*Supplied data*:
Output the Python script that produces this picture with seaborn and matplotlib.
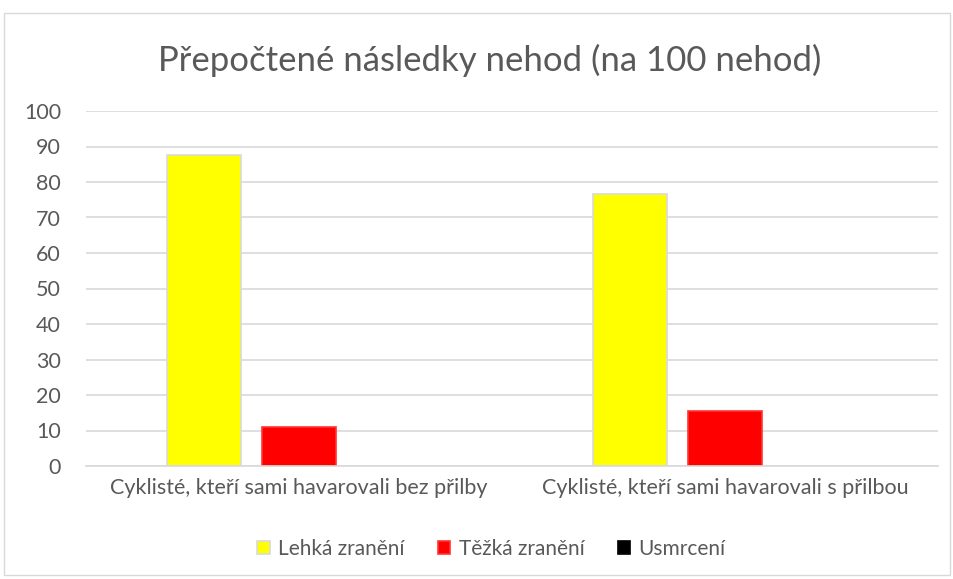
import pandas as pd
import matplotlib.pyplot as plt
import seaborn as sns
from matplotlib.patches import Rectangle, Patch

categories = ["Cyklisté, kteří sami havarovali bez přilby",
              "Cyklisté, kteří sami havarovali s přilbou"]
series = ["Lehká zranění", "Těžká zranění", "Usmrcení"]
lehka = [87.5, 76.5]
tezka = [11.0, 15.5]
usmrceni = [0.0, 0.0]
colors = ["#ffff00", "#ff0000", "#000000"]
edges = ["#d9d9d9", "#ff3333", "#000000"]

df = pd.DataFrame({
    "kategorie": categories * 3,
    "serie": [s for s in series for _ in categories],
    "hodnota": lehka + tezka + usmrceni,
})

sns.set_theme(style="white")
plt.rcParams["font.family"] = ["Lato", "DejaVu Sans"]
text_col = "#595959"

fig = plt.figure(figsize=(9.54, 5.79), dpi=100)
ax = fig.add_axes([86 / 954, 1 - 466 / 579, (938 - 86) / 954, (466 - 111) / 579])

sns.barplot(data=df, x="kategorie", y="hodnota", hue="serie", hue_order=series,
            palette=colors, saturation=1, width=0.67, gap=0.22, ax=ax, legend=False)

for cont, ec in zip(ax.containers, edges):
    for bar in cont:
        bar.set_edgecolor(ec)
        bar.set_linewidth(1.2)
        if bar.get_height() == 0:
            bar.set_visible(False)

ax.set_ylim(0, 100)
ax.set_yticks(range(0, 101, 10))
ax.set_xlim(-0.5, 1.5)
ax.grid(axis="y", color="#d9d9d9", linewidth=1.2)
ax.set_axisbelow(True)
for side in ["top", "right", "left"]:
    ax.spines[side].set_visible(False)
ax.spines["bottom"].set_color("#d9d9d9")
ax.spines["bottom"].set_linewidth(1.2)
ax.tick_params(axis="both", length=0, colors=text_col, labelsize=15.5)
ax.tick_params(axis="y", pad=18)
ax.tick_params(axis="x", pad=9)
ax.set_xlabel("")
ax.set_ylabel("")

fig.text(0.513, 1 - 60 / 579, "Přepočtené následky nehod (na 100 nehod)",
         ha="center", va="center", fontsize=25, color=text_col)

handles = [Patch(facecolor=c, edgecolor=e, linewidth=1.2) for c, e in zip(colors, edges)]
leg = fig.legend(handles, series, loc="center", bbox_to_anchor=(0.515, 1 - 549 / 579),
                 ncol=3, frameon=False, fontsize=15, handlelength=0.6,
                 handleheight=0.6, handletextpad=0.4, columnspacing=1.6)
for t in leg.get_texts():
    t.set_color(text_col)

fig.patches.append(Rectangle((4 / 954, 4 / 579), 946 / 954, 562 / 579,
                             transform=fig.transFigure, fill=False,
                             edgecolor="#d9d9d9", linewidth=1))

fig.savefig("out.png", dpi=100)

*Description of the task*:
Without any pictures, reproduce the lines from the first one in the material through the line that has "from matplotlib.patches import", exactly as they appear.

*Solution below*:
Output the Python script that produces this picture with seaborn and matplotlib.
import pandas as pd
import matplotlib.pyplot as plt
import seaborn as sns
from matplotlib.patches import Rectangle, Patch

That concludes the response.